The Cabri Group / CAN Machine Learning Lower Seed Win Prediction tool has made its first round forecast! Without further ado:

East Tennessee St. (13) over Florida (4)
Xavier (11) over Maryland (6)
Vermont (13) over Purdue (4)
Florida Gulf Coast (14) over Florida St. (3)
Nevada (12) over Iowa St. (5)
Rhode Island (11) over Creighton (6)
Wichita St. (10) over Dayton (7)

 

* If the last play in games add another predicted upset, we’ll update that prior to the game starting.

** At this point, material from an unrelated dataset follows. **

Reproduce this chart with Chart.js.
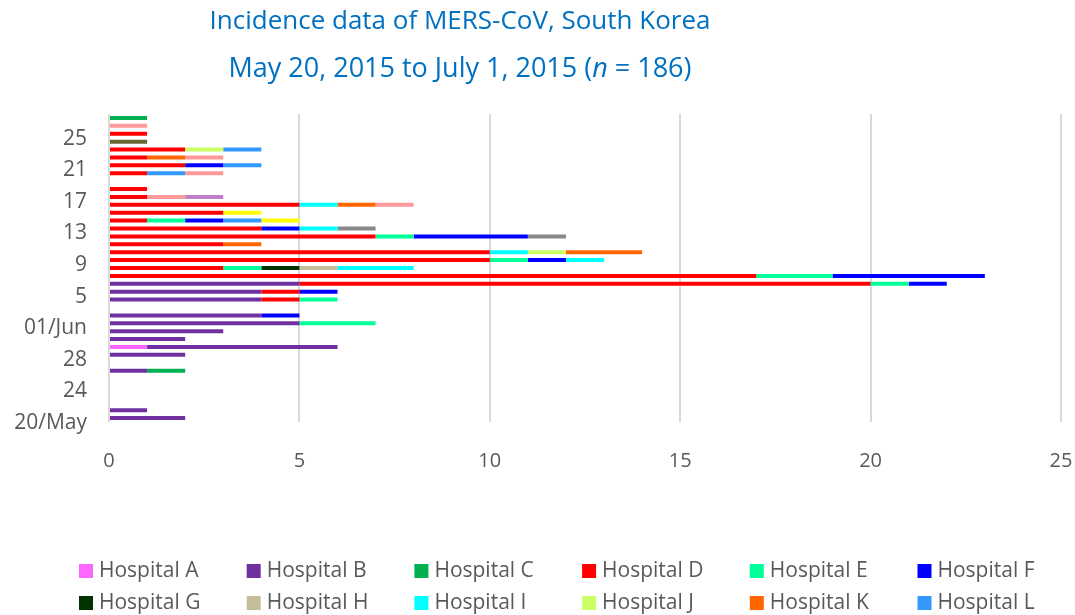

Update: USC (11) over SMU (6)

One of the obvious observations on the predictions is: “Wait, no 8/9 upsets????” Remember these games show the most similar characteristics of the largest historic collection of upsets. This doesn’t mean that there will be no upsets as 8/9 nor that all of the predictions above will hit (remember we are going for 47% upsets) nor that all games not listed will have the favorites win. The games on the list are there because they share the most characteristics with historic times when the lower seed won.

Also, one of the key team members on this project, Matt, is a big Creighton fan (and grad). He was not happy to see Creighton on the list. I’ll speak to that one specifically. In the technical notes, I indicated that one of the many criteria that is being used is was Defensive Efficiency (DE). Machine Learning algorithm (Evolutionary Analysis) doesn’t like it when the lower seed has a large gap of DE between the lower seed and the higher seed. Creighton actually has a lower Defensive Efficiency than Rhode Island. Sorry Matt. Again, it doesn’t mean Creighton won’t win, it only means that the Rhode Island v. Creighton game shares more criteria with a the largest collection of historic upsets than the other games in the tournament.

As we indicated, we will use the odds as well as a count of upsets to determine how well we do as the tournament goes on. We’ll have a new set of predictions on Saturday for the next round of the tournament and a recap coming on Monday.